Так. Началось. Какой-то грохот, звон битого стекла… Это, как потом оказалось, наша сдержанная Татьяна Михайловна высадила локтем стеклянную дверь, за что я ее потом буду дразнить «хулиганкой». Крик. Да еще какой! Видно, в стрессовых ситуациях мы способны на такое, чего сами от себя не ожидали бы. В этом мне предстоит лично убедиться через несколько минут. Раечку трясет. У меня тоже сердце рвется (насколько ужаснее были эти минуты того момента, когда взялись за меня!). Но стараюсь запомнить, что она успела крикнуть, что — нет. За дверью все стихает. Значит, одолели.

— Ратушинская!

Ну, дорогие, сейчас мы с вами позабавимся. Меня несет над полом никогда еще не испытанная ярость: Татьяну Михайловну?! Вы посмели пальцем тронуть Татьяну Михайловну… Ну, вы у меня попляшете!

Шестеро мужиков в военной форме. Врач Вера Александровна Волкова. И, конечно, Подуст. Как я ни взбешена, но меня поражает и навсегда впечатывается в сетчатку ее вид. Она возбуждена необычайно: глаза горят, лицо в красных пятнах. Ноздри дрожат и раздуваются — вся она в порыве дикого, садистского восторга. Никогда я такого не видела, только в книжках про фашистов читала, но и то считала художественной метафорой.

Вера Александровна:

— Ратушинская, по инструкции мы должны на седьмой день кормить голодающих. Мы и так уже на день задержали… Может, будете есть сами?

— Я не даю своего согласия на кормление. Я голодаю в защиту Лазаревой. Вы же врач — как вы подписали ей ШИЗО?

— Ратушинская, мы должны заботиться о вашей жизни.

— А о Лазаревой, значит, вы уже позаботились? Заявляю, что могу проголодать тринадцать суток безо всякого вмешательства. Обследуйте меня и убедитесь. Пол я при вас мыла — вы не протестовали?

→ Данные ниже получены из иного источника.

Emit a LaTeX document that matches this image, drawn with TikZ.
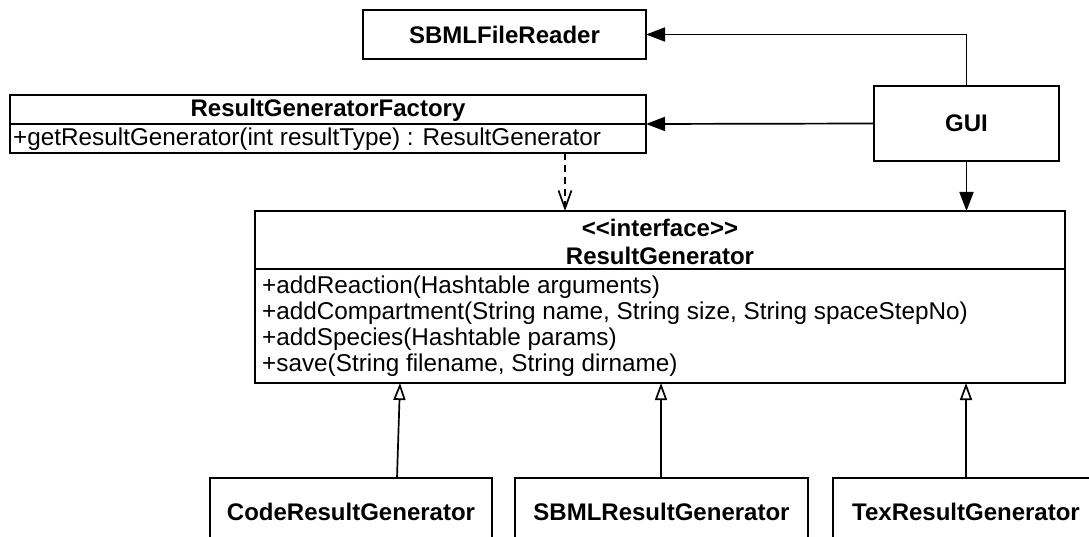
\documentclass[tikz,border=0pt]{standalone}
\usepackage{fontspec}
\setmainfont{Liberation Sans}
\usetikzlibrary{arrows.meta}

\tikzset{
  box/.style={draw, line width=2pt, inner sep=0pt, outer sep=0pt},
  classname/.style={font=\bfseries\fontsize{24}{28}\selectfont, inner sep=0pt},
  member/.style={font=\fontsize{24.3}{26}\selectfont, anchor=west, inner sep=0pt},
  divider/.style={line width=2pt},
  assoc/.style={line width=1.7pt, -{Triangle[length=19pt, width=14pt]}},
  depend/.style={line width=1.7pt, dash pattern=on 7pt off 5pt,
    -{Straight Barb[length=18pt, width=13pt]}},
  realize/.style={line width=1.7pt,
    -{Triangle[open, fill=white, length=17pt, width=12pt]}},
}

\begin{document}
\begin{tikzpicture}[x=1pt, y=-1pt]
\useasboundingbox (0,0) rectangle (1089,537);
\clip (0,0) rectangle (1089,537);

% plain classes
\node[box, classname, minimum width=283pt, minimum height=49pt] (reader) at (504.5,34.5) {SBMLFileReader};
\node[box, classname, minimum width=185pt, minimum height=75pt] (gui) at (966.5,123.5) {GUI};

% factory class with one operation
\node[box, minimum width=636pt, minimum height=58pt] (factory) at (328,124) {};
\draw[divider] (factory.west) -- (factory.east);
\node[classname] (factoryname) at (328,110) {ResultGeneratorFactory};
\node[member] (factoryop) at (13,139) {+getResultGenerator(int resultType) : ResultGenerator};

% interface with its operations
\node[box, minimum width=810pt, minimum height=172pt] (rg) at (660,297) {};
\coordinate (rgdiv) at (0,269);
\draw[divider] (rg.west |- rgdiv) -- (rg.east |- rgdiv);
\node[classname] (stereo) at (660,228) {{<}{<}interface{>}{>}};
\node[classname] (rgname) at (660,256) {ResultGenerator};
\node[member] (op1) at (262,287) {+addReaction(Hashtable arguments)};
\node[member] (op2) at (262,313) {+addCompartment(String name, String size, String spaceStepNo)};
\node[member] (op3) at (262,339) {+addSpecies(Hashtable params)};
\node[member] (op4) at (262,365) {+save(String filename, String dirname)};

% implementations
\node[box, classname, minimum width=282pt, minimum height=67pt] (code) at (351,511.5) {CodeResultGenerator};
\node[box, classname, minimum width=293pt, minimum height=67pt] (sbml) at (661.5,511.5) {SBMLResultGenerator};
\node[box, classname, minimum width=266pt, minimum height=67pt] (tex) at (966,511.5) {TexResultGenerator};

% associations
\draw[assoc] (gui.north) |- (reader.east);
\draw[assoc] (gui.west) -- (factory.east);
\draw[assoc] (gui.south) -- (rg.north -| gui.south);

% dependency
\draw[depend] (factory.south -| 565,0) -- (rg.north -| 565,0);

% realizations
\draw[realize] (code.north -| 397,0) -- (rg.south -| 400,0);
\draw[realize] (sbml.north -| 661,0) -- (rg.south -| 661,0);
\draw[realize] (tex.north) -- (rg.south -| tex.north);
\end{tikzpicture}
\end{document}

— Ратушинская, будем кормить!

Это уже Подуст возжелала вставить слово. И тут на мои плечи наваливаются сзади. Локти и кисти рук вперед! Чтоб не сразу успели надеть наручники!

— Больничка, больничка! Запомните все!

И я кричу все: имена, за что голодовка, кто в ШИЗО, сколько суток и кого насильственно кормят. Орава виснет на мне, но я, видимо, в том состоянии, когда выносят сейфы из горящего здания и плечом останавливают автомобиль. Я таскаю их на себе по всей комнате и кричу, кричу — повторяю все уже по второму разу.

— Телефон четыре-четыре-три-три-девять-пять! Киев! Игорю! Четыре-четыре-четыре-три-три-девять-пять! Запишите сразу!

И еще. И еще! Я не чувствую ни боли (руки уже скручены), ни веса их тел. Только чувствую, что рука, сильнее прочих прихватившая меня за плечо, дрожит.

Нет, непривычная работенка выпала сегодня наряду внутрилагерной охраны! Не тренированы они на это дело, да и отпора такого не ждали, да и потрясены предыдущей сценой. Они даже не сразу соображают, что я не кусаюсь, не лягаюсь — просто выворачиваюсь из их рук. И стыдно им (у них-то нет садистского ража), и торопятся — поскорей, поскорей прекратить мой крик! Догадались, наконец, что не наваливаться на меня надо, а просто оторвать от точки опоры — и, как перышко, вскинули вверх. Скорее, с размаху — на деревянный топчан! Где уж тут соразмерить силы шестерых мужиков с моим голодовочным весом.

В моей голове с грохотом лопнул красный шар, и что было дальше — я знаю только по рассказу Татьяны Михайловны.